MIAMI – Florida's 3rd District Court of Appeal has ruled in the case of a medical center in Miami Beach that sought to appeal a trial court's decision in favor of an insurance company.
The appeal centers on an incident that took place at Kendall South Medical Center at 2013. Maintenance staff were working on the sprinkler system in the center when a leak occurred, which caused water damage to the walls and flooring of the area, according to court documents. The medical center had an insurance policy with the defendant, Insurance Nation. The insurance plan was renewed between 2011 and 2013 and covered $100,000 in damages on the property and contained a $1,000 deductible and 90 percent coinsurance clause.
The leak cost an estimated $260,000 in damages to the Kendall South property.
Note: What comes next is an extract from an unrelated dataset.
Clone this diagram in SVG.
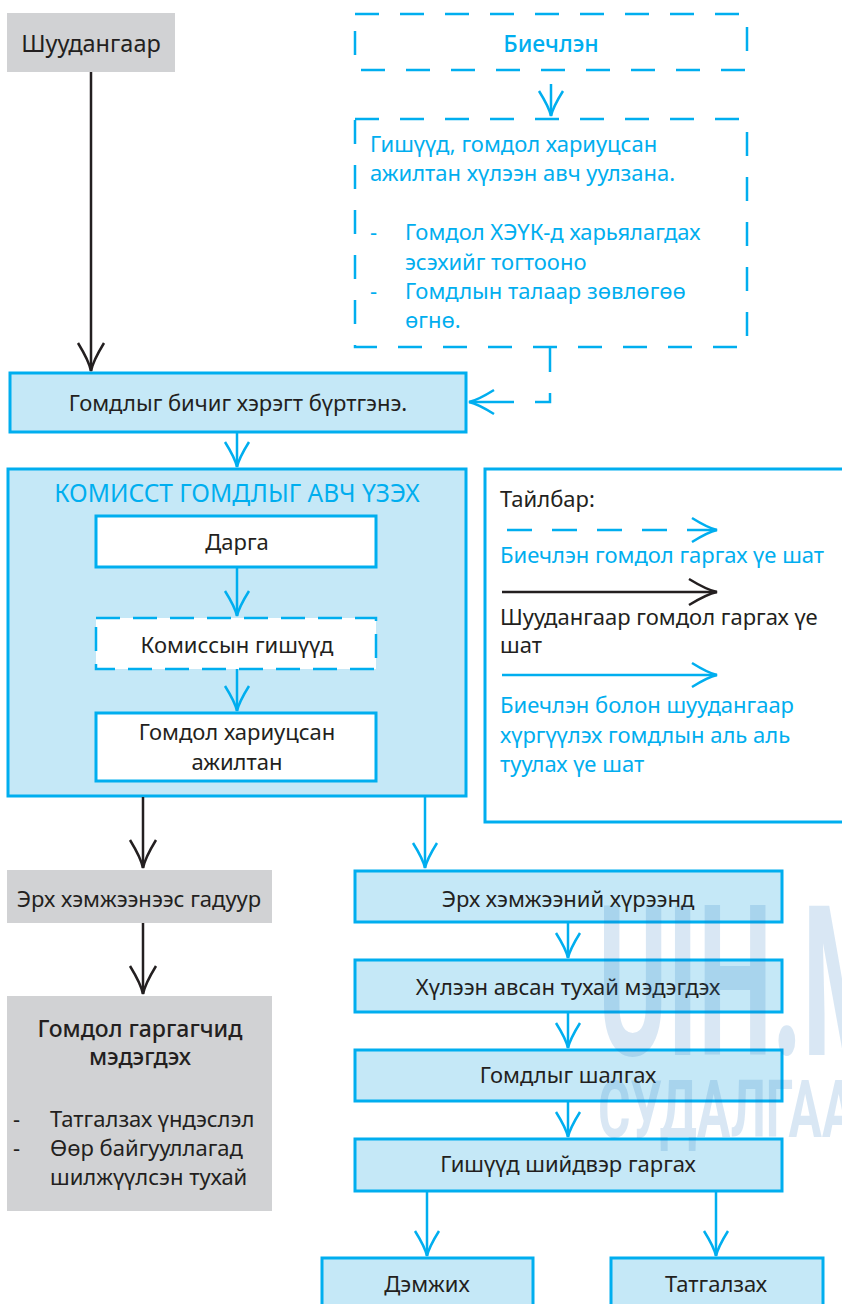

The medical center made an insurance claim, expecting to receive the $100,000 payout listed in its policy but only received $16,562.67. Insurance Nation claimed it sent that amount because of the policy’s coinsurance clause.
Kendall South immediately filed a negligence claim against the management company that runs the property that it is housed in, Equity One Realty & Management, FL. Inc., which allegedly did the work on the sprinkler system. The management company claimed that Kendall South failed to keep up with its insurance policy, which was in violation of its lease.
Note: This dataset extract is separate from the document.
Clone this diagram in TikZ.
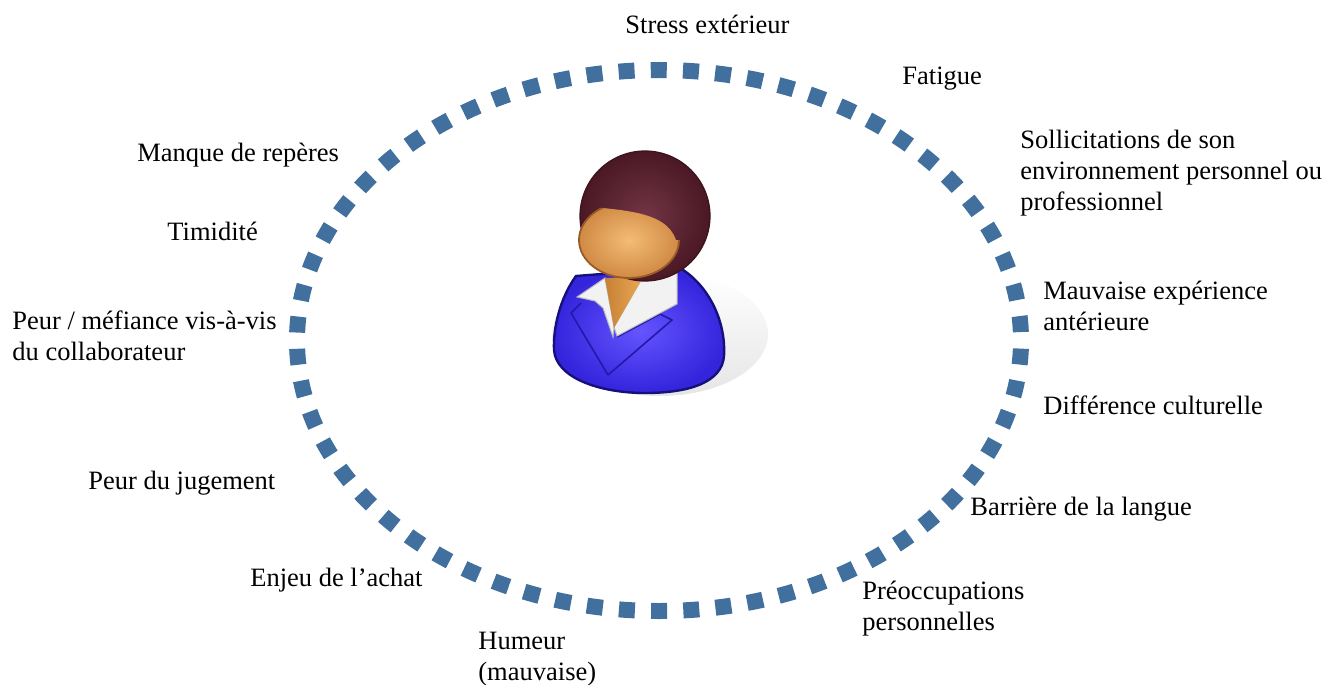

Kendall South proceeded to add Countryside Power Sweeping Inc. to the lawsuit, alleging that it performed the work on the sprinkler system.
In January and July 2015, Kendall South filed a Second and Third Amended Complaint to add claims against Insurance Nation, alleging more negligence. Kendall South alleged that the insurance company was responsible for providing the coverage requested and explaining the policy. The medical center claimed duty was breached when the insurance agent "'failed to advise and or inform and or adequately and or properly explain to [Kendall South] the 90% coinsurance clause' where the agent 'knew or should have known that the policy written by [Insurance Nation] with the 90% coinsurance clause would not cover and pay [Kendall South’s] property as requested by [Kendall South] in the event' of a covered claim," according to court documents.
The appeals concluded that Kendall South had a right in claiming negligence on Insurance Nation's part. The court reversed the final order made by the trial court, dismissing Kendall South’s Fourth Amended Complaint. The case is remanded for further proceedings.